Retype each line of the listing below, from the first through the one holding "plt.rcParams['mathtext.default'] = 'rm'", with no other lines.

DATASET EXCERPT ::
+ + + + +

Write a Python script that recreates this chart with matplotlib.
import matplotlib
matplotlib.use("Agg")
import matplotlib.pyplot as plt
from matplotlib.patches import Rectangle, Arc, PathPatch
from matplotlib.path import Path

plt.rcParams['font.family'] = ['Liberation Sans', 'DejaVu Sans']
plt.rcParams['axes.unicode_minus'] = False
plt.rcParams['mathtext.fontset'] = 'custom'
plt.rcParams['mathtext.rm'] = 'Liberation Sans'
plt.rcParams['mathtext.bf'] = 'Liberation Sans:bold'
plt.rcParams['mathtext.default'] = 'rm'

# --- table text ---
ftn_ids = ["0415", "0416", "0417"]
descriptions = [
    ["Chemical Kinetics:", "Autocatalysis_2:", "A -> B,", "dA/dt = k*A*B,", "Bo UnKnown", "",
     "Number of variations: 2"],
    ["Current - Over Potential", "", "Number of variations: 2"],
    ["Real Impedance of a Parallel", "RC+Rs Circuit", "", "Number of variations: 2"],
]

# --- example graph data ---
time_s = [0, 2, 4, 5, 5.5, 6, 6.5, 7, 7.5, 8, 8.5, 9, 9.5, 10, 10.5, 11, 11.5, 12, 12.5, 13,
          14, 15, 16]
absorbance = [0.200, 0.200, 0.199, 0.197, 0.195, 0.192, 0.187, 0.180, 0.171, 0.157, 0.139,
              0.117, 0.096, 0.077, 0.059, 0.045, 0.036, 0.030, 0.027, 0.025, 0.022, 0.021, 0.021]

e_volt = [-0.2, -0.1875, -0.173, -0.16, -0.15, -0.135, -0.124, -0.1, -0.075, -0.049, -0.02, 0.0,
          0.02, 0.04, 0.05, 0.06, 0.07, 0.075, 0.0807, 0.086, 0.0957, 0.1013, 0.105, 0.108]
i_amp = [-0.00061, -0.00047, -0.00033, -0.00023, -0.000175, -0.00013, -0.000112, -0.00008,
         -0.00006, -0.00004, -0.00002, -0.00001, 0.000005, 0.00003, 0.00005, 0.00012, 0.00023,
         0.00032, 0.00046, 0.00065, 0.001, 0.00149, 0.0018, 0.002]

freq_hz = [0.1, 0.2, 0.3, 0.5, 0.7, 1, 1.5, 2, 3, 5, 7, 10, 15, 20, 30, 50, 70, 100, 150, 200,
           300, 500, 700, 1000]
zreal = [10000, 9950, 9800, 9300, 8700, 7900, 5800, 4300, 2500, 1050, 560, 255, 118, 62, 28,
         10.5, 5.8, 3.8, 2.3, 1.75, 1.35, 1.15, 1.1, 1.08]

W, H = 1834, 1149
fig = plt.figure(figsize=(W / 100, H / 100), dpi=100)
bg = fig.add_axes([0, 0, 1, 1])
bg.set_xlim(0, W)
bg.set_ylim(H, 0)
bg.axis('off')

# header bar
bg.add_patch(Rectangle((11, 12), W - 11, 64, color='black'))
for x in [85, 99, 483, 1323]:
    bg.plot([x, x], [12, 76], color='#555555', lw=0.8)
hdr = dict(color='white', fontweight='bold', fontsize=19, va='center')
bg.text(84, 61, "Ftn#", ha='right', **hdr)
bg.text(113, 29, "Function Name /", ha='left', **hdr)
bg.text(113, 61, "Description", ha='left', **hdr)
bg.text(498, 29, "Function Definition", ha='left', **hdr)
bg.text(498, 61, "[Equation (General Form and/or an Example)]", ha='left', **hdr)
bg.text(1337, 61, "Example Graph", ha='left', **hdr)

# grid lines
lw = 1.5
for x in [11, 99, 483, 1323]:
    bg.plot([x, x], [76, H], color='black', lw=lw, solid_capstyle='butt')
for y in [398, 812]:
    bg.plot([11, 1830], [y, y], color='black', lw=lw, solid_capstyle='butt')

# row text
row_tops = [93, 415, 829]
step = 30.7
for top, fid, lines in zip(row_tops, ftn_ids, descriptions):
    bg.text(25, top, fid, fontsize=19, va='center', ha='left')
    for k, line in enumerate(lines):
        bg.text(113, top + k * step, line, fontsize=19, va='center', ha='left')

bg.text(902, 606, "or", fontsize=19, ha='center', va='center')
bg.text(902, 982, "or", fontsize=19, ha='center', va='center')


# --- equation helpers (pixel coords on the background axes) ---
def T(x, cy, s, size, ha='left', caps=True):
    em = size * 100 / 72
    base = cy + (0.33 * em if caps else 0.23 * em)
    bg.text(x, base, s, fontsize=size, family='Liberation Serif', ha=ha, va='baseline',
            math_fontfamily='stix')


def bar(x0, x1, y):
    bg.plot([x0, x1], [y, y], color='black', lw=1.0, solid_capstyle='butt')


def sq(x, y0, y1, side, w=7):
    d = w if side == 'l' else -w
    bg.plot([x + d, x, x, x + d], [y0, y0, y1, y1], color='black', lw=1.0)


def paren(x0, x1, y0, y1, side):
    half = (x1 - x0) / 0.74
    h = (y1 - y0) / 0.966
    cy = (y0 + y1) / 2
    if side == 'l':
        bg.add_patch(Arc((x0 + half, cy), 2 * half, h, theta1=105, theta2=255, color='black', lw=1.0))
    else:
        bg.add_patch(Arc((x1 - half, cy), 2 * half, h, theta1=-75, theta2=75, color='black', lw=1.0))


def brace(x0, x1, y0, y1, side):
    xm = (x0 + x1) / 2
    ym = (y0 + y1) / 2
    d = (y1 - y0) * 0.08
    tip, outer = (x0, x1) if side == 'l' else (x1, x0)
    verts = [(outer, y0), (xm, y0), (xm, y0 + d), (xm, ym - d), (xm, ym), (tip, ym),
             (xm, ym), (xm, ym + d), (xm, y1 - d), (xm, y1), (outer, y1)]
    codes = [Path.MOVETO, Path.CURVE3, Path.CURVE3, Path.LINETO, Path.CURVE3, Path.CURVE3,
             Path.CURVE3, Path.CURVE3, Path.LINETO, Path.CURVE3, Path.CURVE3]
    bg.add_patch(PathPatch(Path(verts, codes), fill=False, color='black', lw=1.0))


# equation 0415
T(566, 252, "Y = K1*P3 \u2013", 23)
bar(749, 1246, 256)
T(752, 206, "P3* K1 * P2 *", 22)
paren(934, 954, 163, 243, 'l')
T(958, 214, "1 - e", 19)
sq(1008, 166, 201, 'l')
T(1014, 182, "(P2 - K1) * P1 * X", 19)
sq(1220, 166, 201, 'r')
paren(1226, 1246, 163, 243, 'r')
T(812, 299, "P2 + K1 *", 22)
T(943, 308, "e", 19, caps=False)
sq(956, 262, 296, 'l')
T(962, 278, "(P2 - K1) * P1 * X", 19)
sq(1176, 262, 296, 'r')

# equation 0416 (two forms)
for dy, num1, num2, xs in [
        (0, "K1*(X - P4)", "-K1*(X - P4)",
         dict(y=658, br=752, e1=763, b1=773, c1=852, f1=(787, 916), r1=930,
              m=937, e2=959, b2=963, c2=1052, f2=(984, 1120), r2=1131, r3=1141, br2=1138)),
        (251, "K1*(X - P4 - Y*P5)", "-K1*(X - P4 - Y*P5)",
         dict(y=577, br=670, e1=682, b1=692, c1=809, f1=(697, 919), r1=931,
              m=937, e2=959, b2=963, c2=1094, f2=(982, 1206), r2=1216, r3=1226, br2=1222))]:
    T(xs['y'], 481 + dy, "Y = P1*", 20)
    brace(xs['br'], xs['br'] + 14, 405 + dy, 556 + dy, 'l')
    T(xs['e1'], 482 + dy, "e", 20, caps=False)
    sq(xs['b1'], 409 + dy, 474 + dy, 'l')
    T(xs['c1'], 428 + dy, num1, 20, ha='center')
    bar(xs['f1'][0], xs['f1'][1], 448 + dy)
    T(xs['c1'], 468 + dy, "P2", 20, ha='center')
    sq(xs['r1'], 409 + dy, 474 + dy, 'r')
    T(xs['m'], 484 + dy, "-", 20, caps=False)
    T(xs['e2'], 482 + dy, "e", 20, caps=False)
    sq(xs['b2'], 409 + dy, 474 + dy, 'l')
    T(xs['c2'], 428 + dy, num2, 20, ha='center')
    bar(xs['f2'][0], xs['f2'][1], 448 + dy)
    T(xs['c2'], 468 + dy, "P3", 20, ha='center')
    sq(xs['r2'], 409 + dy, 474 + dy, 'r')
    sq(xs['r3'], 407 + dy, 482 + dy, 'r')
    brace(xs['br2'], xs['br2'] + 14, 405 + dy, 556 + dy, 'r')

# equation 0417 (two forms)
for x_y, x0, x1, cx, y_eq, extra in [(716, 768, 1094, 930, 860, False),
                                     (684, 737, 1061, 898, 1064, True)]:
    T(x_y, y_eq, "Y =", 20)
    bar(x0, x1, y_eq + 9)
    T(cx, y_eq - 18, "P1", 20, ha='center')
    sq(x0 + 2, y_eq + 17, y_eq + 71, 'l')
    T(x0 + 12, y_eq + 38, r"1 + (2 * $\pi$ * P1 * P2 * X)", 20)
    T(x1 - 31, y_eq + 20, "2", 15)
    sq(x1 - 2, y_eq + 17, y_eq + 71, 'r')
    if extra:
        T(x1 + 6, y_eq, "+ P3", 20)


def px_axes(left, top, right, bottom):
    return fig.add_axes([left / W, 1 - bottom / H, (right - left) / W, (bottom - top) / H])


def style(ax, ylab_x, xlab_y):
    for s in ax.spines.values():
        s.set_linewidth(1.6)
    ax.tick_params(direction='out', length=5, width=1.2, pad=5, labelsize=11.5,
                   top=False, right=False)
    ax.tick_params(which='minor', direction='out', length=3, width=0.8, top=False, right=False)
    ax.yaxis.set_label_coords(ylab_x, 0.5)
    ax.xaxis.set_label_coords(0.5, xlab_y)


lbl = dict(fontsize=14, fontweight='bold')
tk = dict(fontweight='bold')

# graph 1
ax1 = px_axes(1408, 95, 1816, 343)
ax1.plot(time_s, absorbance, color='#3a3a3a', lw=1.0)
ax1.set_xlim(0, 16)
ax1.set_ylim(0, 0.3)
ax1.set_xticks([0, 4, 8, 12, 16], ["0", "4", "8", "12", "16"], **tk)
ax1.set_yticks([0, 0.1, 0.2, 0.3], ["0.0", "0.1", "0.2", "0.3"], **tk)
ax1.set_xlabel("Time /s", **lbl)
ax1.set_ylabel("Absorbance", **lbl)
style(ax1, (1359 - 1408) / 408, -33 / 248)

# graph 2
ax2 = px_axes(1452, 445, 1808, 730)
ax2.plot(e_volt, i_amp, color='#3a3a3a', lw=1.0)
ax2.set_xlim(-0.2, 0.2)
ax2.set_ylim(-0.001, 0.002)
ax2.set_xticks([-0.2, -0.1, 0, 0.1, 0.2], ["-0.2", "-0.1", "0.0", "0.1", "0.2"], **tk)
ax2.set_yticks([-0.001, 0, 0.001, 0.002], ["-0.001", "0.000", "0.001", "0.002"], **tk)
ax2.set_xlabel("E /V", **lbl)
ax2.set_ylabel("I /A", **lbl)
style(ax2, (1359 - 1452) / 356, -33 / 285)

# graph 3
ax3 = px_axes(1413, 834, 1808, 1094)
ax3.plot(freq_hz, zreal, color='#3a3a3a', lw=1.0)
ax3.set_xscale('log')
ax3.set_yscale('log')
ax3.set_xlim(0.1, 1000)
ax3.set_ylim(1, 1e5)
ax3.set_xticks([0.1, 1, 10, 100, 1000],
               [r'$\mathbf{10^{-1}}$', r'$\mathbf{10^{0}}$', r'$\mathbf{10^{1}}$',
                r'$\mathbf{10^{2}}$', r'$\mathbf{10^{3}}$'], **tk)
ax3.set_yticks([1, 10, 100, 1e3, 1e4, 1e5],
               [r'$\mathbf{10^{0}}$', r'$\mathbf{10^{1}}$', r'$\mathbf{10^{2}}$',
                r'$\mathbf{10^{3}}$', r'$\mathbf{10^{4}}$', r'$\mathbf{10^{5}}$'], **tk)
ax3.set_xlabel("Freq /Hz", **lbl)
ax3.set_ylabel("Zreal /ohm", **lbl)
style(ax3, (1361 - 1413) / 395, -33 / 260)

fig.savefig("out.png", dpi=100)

+ + + + +

THE REPLY ::
Write a Python script that recreates this chart with matplotlib.
import matplotlib
matplotlib.use("Agg")
import matplotlib.pyplot as plt
from matplotlib.patches import Rectangle, Arc, PathPatch
from matplotlib.path import Path

plt.rcParams['font.family'] = ['Liberation Sans', 'DejaVu Sans']
plt.rcParams['axes.unicode_minus'] = False
plt.rcParams['mathtext.fontset'] = 'custom'
plt.rcParams['mathtext.rm'] = 'Liberation Sans'
plt.rcParams['mathtext.bf'] = 'Liberation Sans:bold'
plt.rcParams['mathtext.default'] = 'rm'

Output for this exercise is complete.